The bigger than expected increase by the headline index reflected positive contributions from seven of the ten indicators, including the ISM new orders index, the interest rate spread, and the Leading Credit Index.

Building permits were the only negative contributor, while average weekly manufacturing hours and manufacturers’ new orders for non-defense capital goods excluding aircraft held steady.

The report also said the coincident economic index rose by 0.3 percent in June after inching up by 0.1 percent in May. All four indicators that make up the index increased during the month.

The lagging economic index also climbed by 0.3 percent in June following a 0.5 percent increase in May, reflecting positive contributions from four of its seven components.

The positive contributors included commercial and industrial loans outstanding, the average prime rate charged by banks, the average duration of unemployment, and the ratio of consumer installment credit outstanding to personal income.

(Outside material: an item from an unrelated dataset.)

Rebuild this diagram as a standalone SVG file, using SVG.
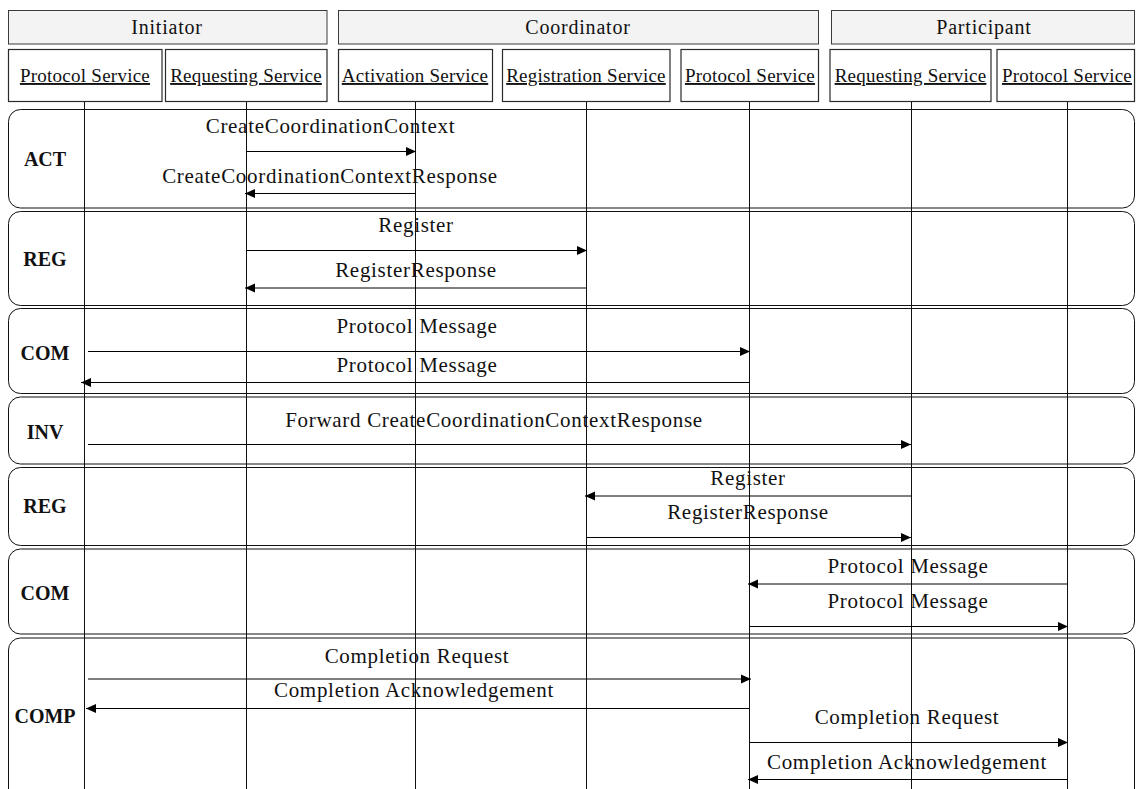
<svg xmlns="http://www.w3.org/2000/svg" width="1136" height="789" viewBox="0 0 1136 789">
<defs>
<style>
.grp{fill:#f3f3f3;stroke:#3a3a3a;stroke-width:1}
.svc{fill:#fff;stroke:#2a2a2a;stroke-width:1.2}
.gt{font-family:"Liberation Serif",serif;font-size:20px;letter-spacing:0.8px;text-anchor:middle;fill:#111}
.st{font-family:"Liberation Serif",serif;font-size:19px;letter-spacing:0.25px;text-anchor:middle;fill:#111;text-decoration:underline}
.sec{fill:#fff;stroke:#111;stroke-width:1}
.sl{font-family:"Liberation Serif",serif;font-size:20px;font-weight:bold;text-anchor:middle;fill:#111}
.life{stroke:#111;stroke-width:1}
.msg{stroke:#000;stroke-width:1;fill:none;marker-end:url(#ah)}
.ml{font-family:"Liberation Serif",serif;font-size:21px;letter-spacing:0.7px;text-anchor:middle;fill:#111}
</style>
<marker id="ah" markerWidth="10" markerHeight="10" refX="10" refY="5" orient="auto" markerUnits="userSpaceOnUse"><path d="M0,0.5 L10,5 L0,9.5 z" fill="#000"/></marker>
</defs>
<rect width="1136" height="789" fill="#fff"/>

<g id="sections">
<g id="sec-act"><rect class="sec" x="8.5" y="109.5" width="1126" height="98.5" rx="12"/><text class="sl" x="45" y="166">ACT</text></g>
<g id="sec-reg1"><rect class="sec" x="8.5" y="211.5" width="1126" height="94" rx="12"/><text class="sl" x="45" y="265.5">REG</text></g>
<g id="sec-com1"><rect class="sec" x="8.5" y="308.5" width="1126" height="85" rx="12"/><text class="sl" x="45" y="360">COM</text></g>
<g id="sec-inv"><rect class="sec" x="8.5" y="397" width="1126" height="67" rx="12"/><text class="sl" x="45" y="438.5">INV</text></g>
<g id="sec-reg2"><rect class="sec" x="8.5" y="467.5" width="1126" height="78" rx="12"/><text class="sl" x="45" y="512.5">REG</text></g>
<g id="sec-com2"><rect class="sec" x="8.5" y="549" width="1126" height="85" rx="12"/><text class="sl" x="45" y="599.5">COM</text></g>
<g id="sec-comp"><rect class="sec" x="8.5" y="638" width="1126" height="180" rx="12"/><text class="sl" x="45" y="722.5">COMP</text></g>
</g>

<g id="groups">
<g id="initiator"><rect class="grp" x="8.5" y="10.5" width="318.5" height="33.5"/><text class="gt" x="167" y="33.5">Initiator</text></g>
<g id="coordinator"><rect class="grp" x="338.5" y="10.5" width="480" height="33.5"/><text class="gt" x="578" y="33.5">Coordinator</text></g>
<g id="participant"><rect class="grp" x="831.5" y="10.5" width="303" height="33.5"/><text class="gt" x="984" y="33.5">Participant</text></g>
</g>

<g id="services">
<g id="i-protocol"><rect class="svc" x="8.5" y="49.5" width="153.5" height="52"/><line class="life" x1="84.5" y1="102" x2="84.5" y2="789"/><text class="st" x="85" y="82">Protocol Service</text></g>
<g id="i-requesting"><rect class="svc" x="165.5" y="49.5" width="161.5" height="52"/><line class="life" x1="246.5" y1="102" x2="246.5" y2="789"/><text class="st" x="246" y="82">Requesting Service</text></g>
<g id="c-activation"><rect class="svc" x="338.5" y="49.5" width="154" height="52"/><line class="life" x1="415.5" y1="102" x2="415.5" y2="789"/><text class="st" x="415" y="82">Activation Service</text></g>
<g id="c-registration"><rect class="svc" x="502.5" y="49.5" width="167.5" height="52"/><line class="life" x1="586.5" y1="102" x2="586.5" y2="789"/><text class="st" x="586" y="82">Registration Service</text></g>
<g id="c-protocol"><rect class="svc" x="681" y="49.5" width="137.5" height="52"/><line class="life" x1="749.5" y1="102" x2="749.5" y2="789"/><text class="st" x="750" y="82">Protocol Service</text></g>
<g id="p-requesting"><rect class="svc" x="830" y="49.5" width="161" height="52"/><line class="life" x1="911.5" y1="102" x2="911.5" y2="789"/><text class="st" x="910.5" y="82">Requesting Service</text></g>
<g id="p-protocol"><rect class="svc" x="997" y="49.5" width="137.5" height="52"/><line class="life" x1="1067.5" y1="102" x2="1067.5" y2="789"/><text class="st" x="1067" y="82">Protocol Service</text></g>
</g>

<g id="connectors">
<line class="msg" x1="246.5" y1="151.5" x2="416" y2="151.5"/>
<text class="ml" x="330.5" y="133">CreateCoordinationContext</text>
<line class="msg" x1="415.5" y1="193.5" x2="245" y2="193.5"/>
<text class="ml" x="330" y="183">CreateCoordinationContextResponse</text>
<line class="msg" x1="246.5" y1="250.5" x2="587" y2="250.5"/>
<text class="ml" x="416" y="232">Register</text>
<line class="msg" x1="586.5" y1="288" x2="245" y2="288"/>
<text class="ml" x="416" y="277">RegisterResponse</text>
<line class="msg" x1="88" y1="351.5" x2="750" y2="351.5"/>
<text class="ml" x="417" y="332.5">Protocol Message</text>
<line class="msg" x1="749.5" y1="382.5" x2="81" y2="382.5"/>
<text class="ml" x="417" y="372">Protocol Message</text>
<line class="msg" x1="88" y1="444.5" x2="911" y2="444.5"/>
<text class="ml" x="494" y="426.5">Forward CreateCoordinationContextResponse</text>
<line class="msg" x1="911.5" y1="496" x2="585" y2="496"/>
<text class="ml" x="748" y="485">Register</text>
<line class="msg" x1="586.5" y1="537.5" x2="911" y2="537.5"/>
<text class="ml" x="748" y="519">RegisterResponse</text>
<line class="msg" x1="1067.5" y1="584" x2="748" y2="584"/>
<text class="ml" x="908" y="573">Protocol Message</text>
<line class="msg" x1="749.5" y1="626.5" x2="1068" y2="626.5"/>
<text class="ml" x="908" y="608">Protocol Message</text>
<line class="msg" x1="88" y1="679" x2="751" y2="679"/>
<text class="ml" x="417" y="663">Completion Request</text>
<line class="msg" x1="749" y1="708.5" x2="86" y2="708.5"/>
<text class="ml" x="414" y="697">Completion Acknowledgement</text>
<line class="msg" x1="749.5" y1="742.5" x2="1068" y2="742.5"/>
<text class="ml" x="907" y="724">Completion Request</text>
<line class="msg" x1="1067.5" y1="779.5" x2="748" y2="779.5"/>
<text class="ml" x="907" y="769">Completion Acknowledgement</text>
</g>
</svg>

Other Economy News – Natural Gas Storage

The U.S. Energy Information Administration (EIA) reported weekly climb of 46 billion cubic feet (Bcf) in U.S. natural gas supplies on Thursday. Working gas in storage was 2,249 Bcf as of Friday, July 13, 2018, according to EIA estimates. This represents a net increase of 46 Bcf from the previous week. Stocks were 710 Bcf less than last year at this time and 535 Bcf below the five-year average of 2,784 Bcf. At 2,249 Bcf, total working gas is within the five-year historical range.

EIA natural gas storage report (also called Natural Gas Stocks, Natural Gas Inventories, Working Gas) measures change in the number of cubic feet of natural gas held in underground storage during the past week.

There is no consistent effect as there are both inflationary and growth implications. Inventories are used to maintain price stability during supply shortages and periods of increasing demand.